Discussion was held on two other sites Independent Wireless One had looked at, but engineering studies declared that these sites would not give a direct signal (line-of-sight) to downtown Livingston Manor or Route 17.
Mandelbaum asked the board for approval, saying, “Since November 2000 we have worked with the community, and we meet all criteria that the town board has asked for.”
Bunny Delgado, who along with husband and Liberty chiropractor Dr. Jorge Delgado, lives on 118 acres above the proposed site, spoke in opposition to the tower, saying that the structure would directly impact their property.
“We will be bombarded by radiation,” she remarked, “and my family will truly be in harm’s way.”
She stated that her concerns had been given “no consideration by Independent Wireless One.”
Delgado claimed “direct intimidation against us – this project will have a negative visual impact for us, and this will turn our world upside down.”
She added, “The planning board is treating us as enemies, the tower will decrease property value, this is not the best site for the tower, this has turned neighbor against neighbor, and I request you table your decision and obtain a radiation test by a third party.”
Attorney Mandelbaum stated that the Federal Communication Commission (FCC) has regulations in place regarding radiation and that a law passed in January requires an annual emissions test at each site by the FCC. The FCC says scientific evidence points to a lack of harm at the ground level from tower-mounted cell phone antennas, but Delgado indicated their home is level with the top of the proposed tower.
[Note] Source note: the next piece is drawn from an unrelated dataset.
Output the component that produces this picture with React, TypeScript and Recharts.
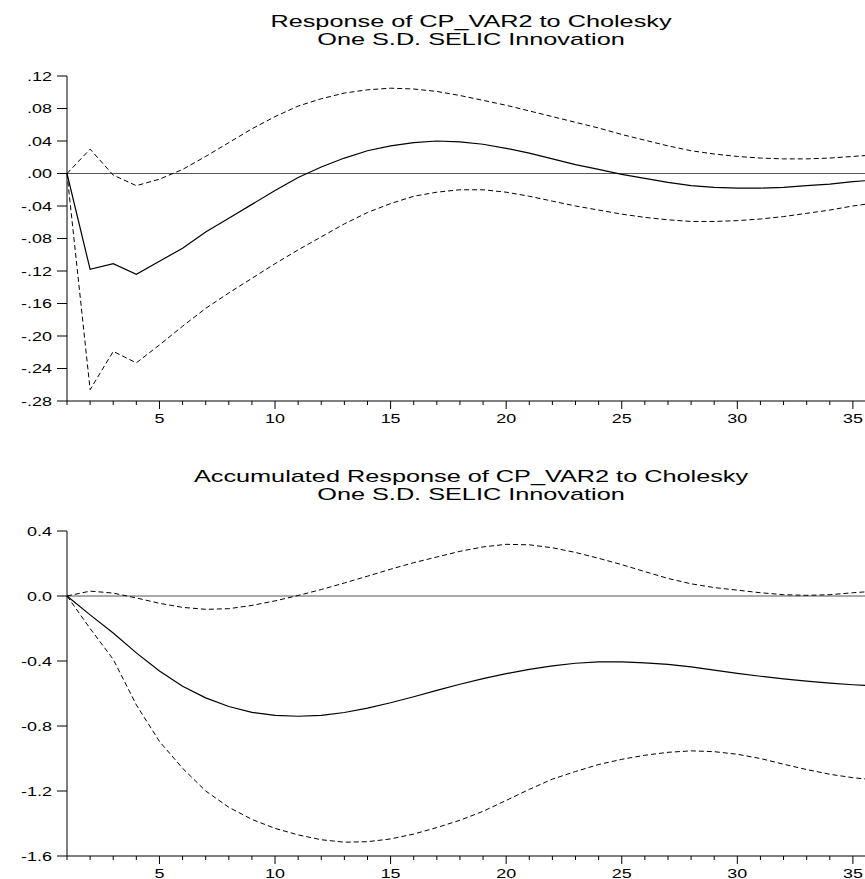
import { LineChart, Line, XAxis, YAxis, ReferenceLine } from 'recharts'

// impulse response periods
const periods = [
  1, 2, 3, 4, 5, 6, 7, 8, 9, 10, 11, 12, 13, 14, 15, 16, 17, 18,
  19, 20, 21, 22, 23, 24, 25, 26, 27, 28, 29, 30, 31, 32, 33, 34, 35, 36,
]

// Response of CP_VAR2 to Cholesky One S.D. SELIC Innovation
const respMid = [
  0, -0.118, -0.111, -0.124, -0.108, -0.092, -0.072, -0.055, -0.038, -0.021,
  -0.005, 0.008, 0.019, 0.028, 0.034, 0.038, 0.040, 0.039, 0.036, 0.031,
  0.025, 0.018, 0.011, 0.005, -0.001, -0.006, -0.011, -0.015, -0.017, -0.018,
  -0.018, -0.017, -0.015, -0.013, -0.010, -0.008,
]
const respUpper = [
  0, 0.030, -0.002, -0.015, -0.007, 0.005, 0.021, 0.038, 0.055, 0.070,
  0.083, 0.092, 0.099, 0.103, 0.105, 0.104, 0.101, 0.096, 0.090, 0.084,
  0.077, 0.070, 0.063, 0.056, 0.048, 0.041, 0.034, 0.028, 0.024, 0.021,
  0.019, 0.018, 0.018, 0.019, 0.021, 0.023,
]
const respLower = [
  0, -0.266, -0.219, -0.233, -0.211, -0.188, -0.166, -0.147, -0.129, -0.111,
  -0.094, -0.078, -0.062, -0.048, -0.037, -0.028, -0.023, -0.020, -0.020, -0.023,
  -0.028, -0.034, -0.040, -0.045, -0.050, -0.054, -0.057, -0.059, -0.059, -0.058,
  -0.056, -0.053, -0.049, -0.045, -0.040, -0.036,
]

// Accumulated Response of CP_VAR2 to Cholesky One S.D. SELIC Innovation
const accMid = [
  0, -0.116, -0.228, -0.350, -0.462, -0.555, -0.627, -0.680, -0.716, -0.735,
  -0.740, -0.735, -0.717, -0.690, -0.657, -0.620, -0.581, -0.543, -0.508, -0.478,
  -0.452, -0.430, -0.414, -0.405, -0.405, -0.411, -0.421, -0.436, -0.456, -0.476,
  -0.494, -0.510, -0.524, -0.536, -0.546, -0.553,
]
const accUpper = [
  0, 0.030, 0.018, -0.012, -0.045, -0.070, -0.082, -0.078, -0.058, -0.030,
  0.003, 0.040, 0.080, 0.122, 0.165, 0.205, 0.240, 0.275, 0.302, 0.318,
  0.315, 0.297, 0.268, 0.232, 0.193, 0.150, 0.108, 0.075, 0.052, 0.036,
  0.020, 0.008, 0.004, 0.008, 0.020, 0.030,
]
const accLower = [
  0, -0.200, -0.390, -0.670, -0.895, -1.060, -1.200, -1.300, -1.375, -1.430,
  -1.470, -1.500, -1.515, -1.512, -1.495, -1.465, -1.425, -1.380, -1.325, -1.258,
  -1.190, -1.127, -1.080, -1.037, -1.005, -0.980, -0.962, -0.953, -0.958, -0.974,
  -1.000, -1.035, -1.068, -1.097, -1.118, -1.133,
]

const topYTicks = [-0.28, -0.24, -0.2, -0.16, -0.12, -0.08, -0.04, 0, 0.04, 0.08, 0.12]
const topYLabels = ['-.28', '-.24', '-.20', '-.16', '-.12', '-.08', '-.04', '.00', '.04', '.08', '.12']
const bottomYTicks = [-1.6, -1.2, -0.8, -0.4, 0, 0.4]
const bottomYLabels = ['-1.6', '-1.2', '-0.8', '-0.4', '0.0', '0.4']

const FONT = "'Liberation Sans', Arial, sans-serif"
const SX = 1.38

const topData = periods.map((t, i) => ({ t, mid: respMid[i], up: respUpper[i], lo: respLower[i] }))
const bottomData = periods.map((t, i) => ({ t, mid: accMid[i], up: accUpper[i], lo: accLower[i] }))

function XTick(props: any) {
  const { x, y, payload } = props
  const major = payload.value % 5 === 0
  return (
    <g>
      <line x1={x} x2={x} y1={y} y2={y + (major ? 8 : 4)} stroke="#000" strokeWidth={1} />
      {major && (
        <text
          x={0}
          y={0}
          transform={`translate(${x},${y + 22}) scale(${SX},1)`}
          textAnchor="middle"
          fontSize={13}
          fontFamily={FONT}
          fill="#000"
        >
          {payload.value}
        </text>
      )}
    </g>
  )
}

function makeYTick(ticks: number[], labels: string[]) {
  return function YTick(props: any) {
    const { x, y, payload } = props
    let idx = 0
    ticks.forEach((v, i) => {
      if (Math.abs(v - payload.value) < 1e-9) idx = i
    })
    return (
      <g>
        <line x1={x - 10} x2={x} y1={y} y2={y} stroke="#000" strokeWidth={1} />
        <text
          x={0}
          y={0}
          dy="0.36em"
          transform={`translate(${x - 15},${y}) scale(${SX},1)`}
          textAnchor="end"
          fontSize={13}
          fontFamily={FONT}
          fill="#000"
        >
          {labels[idx]}
        </text>
      </g>
    )
  }
}

function Panel({
  data,
  yTicks,
  yLabels,
  title1,
  title2,
  top,
}: {
  data: any[]
  yTicks: number[]
  yLabels: string[]
  title1: string
  title2: string
  top: number
}) {
  const YTick = makeYTick(yTicks, yLabels)
  return (
    <div style={{ position: 'absolute', left: 0, top, width: 900, height: 440 }}>
      <svg width={865} height={60} style={{ position: 'absolute', left: 0, top: 0 }}>
        <text
          x={0}
          y={0}
          transform={`translate(471,27) scale(1.58,1)`}
          textAnchor="middle"
          fontSize={16}
          fontFamily={FONT}
          fill="#000"
        >
          {title1}
        </text>
        <text
          x={0}
          y={0}
          transform={`translate(471,45) scale(1.58,1)`}
          textAnchor="middle"
          fontSize={16}
          fontFamily={FONT}
          fill="#000"
        >
          {title2}
        </text>
      </svg>
      <LineChart
        width={900}
        height={440}
        data={data}
        margin={{ top: 76, right: 24, bottom: 9, left: 7 }}
        style={{ position: 'absolute', left: 0, top: 0 }}
      >
        <XAxis
          dataKey="t"
          type="number"
          domain={[1, 36]}
          ticks={periods}
          interval={0}
          height={30}
          tickSize={0}
          tickMargin={0}
          tickLine={false}
          axisLine={{ stroke: '#000', strokeWidth: 1 }}
          tick={XTick}
        />
        <XAxis
          xAxisId="top"
          orientation="top"
          dataKey="t"
          type="number"
          domain={[1, 36]}
          height={0}
          tick={false}
          tickLine={false}
          axisLine={{ stroke: '#000', strokeWidth: 1 }}
        />
        <YAxis
          type="number"
          domain={[yTicks[0], yTicks[yTicks.length - 1]]}
          ticks={yTicks}
          interval={0}
          width={60}
          tickSize={0}
          tickMargin={0}
          tickLine={false}
          axisLine={{ stroke: '#000', strokeWidth: 1 }}
          tick={YTick}
        />
        <ReferenceLine y={0} stroke="#555" strokeWidth={1} />
        <Line
          type="linear"
          dataKey="up"
          stroke="#000"
          strokeWidth={1}
          strokeDasharray="5 3"
          dot={false}
          isAnimationActive={false}
        />
        <Line
          type="linear"
          dataKey="lo"
          stroke="#000"
          strokeWidth={1}
          strokeDasharray="5 3"
          dot={false}
          isAnimationActive={false}
        />
        <Line
          type="linear"
          dataKey="mid"
          stroke="#000"
          strokeWidth={1.2}
          dot={false}
          isAnimationActive={false}
        />
      </LineChart>
    </div>
  )
}

export default function App() {
  return (
    <div
      style={{
        position: 'absolute',
        left: 0,
        top: 0,
        width: 865,
        height: 879,
        overflow: 'hidden',
        background: '#fff',
      }}
    >
      <Panel
        data={topData}
        yTicks={topYTicks}
        yLabels={topYLabels}
        title1="Response of CP_VAR2 to Cholesky"
        title2="One S.D. SELIC Innovation"
        top={0}
      />
      <Panel
        data={bottomData}
        yTicks={bottomYTicks}
        yLabels={bottomYLabels}
        title1="Accumulated Response of CP_VAR2 to Cholesky"
        title2="One S.D. SELIC Innovation"
        top={455}
      />
    </div>
  )
}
Dr. Delgado displayed numerous photos he had taken, and he claimed the tower would be seen from various locations around the Livingston Manor community. He told the crowd that the project “will impede our scenic value.”
In regards to petitions submitted to the planning board both in support and opposition to the project, board member Roger Lynker indicated he did not place much support in petitions and that, in his discussions and travels throughout the town, “I have received public support of this project.”
Pete Feinberg urged selection of another site that would be “less invasive.” Gary Reisner said, “Find another location,” while Fred Emery noted that “a lot has been said that is not true,” and Gary Carlson said he had “no problem with the site – it complies with the law and is a good site.”
Livingston Manor attorney Sue Keiser offered general discussion about the proposed tower being within the Catskill Park and questioned the financial aspect of Sprint. Mandelbaum answered, “We are financially viable and will post whatever bond is necessary.”
The project will take two months to construct, five new jobs will be created as a result, and it has been determined by officials that the project will have a “small to modest impact.”
Immediately following the closing of the hour and a half public hearing held before a nearly packed town meeting hall, the Town of Rockland Planning Board voted unanimously on a resolution of “negative declaration” regarding environmental impacts and in support of the construction of the “Stealth” tree-style cell tower.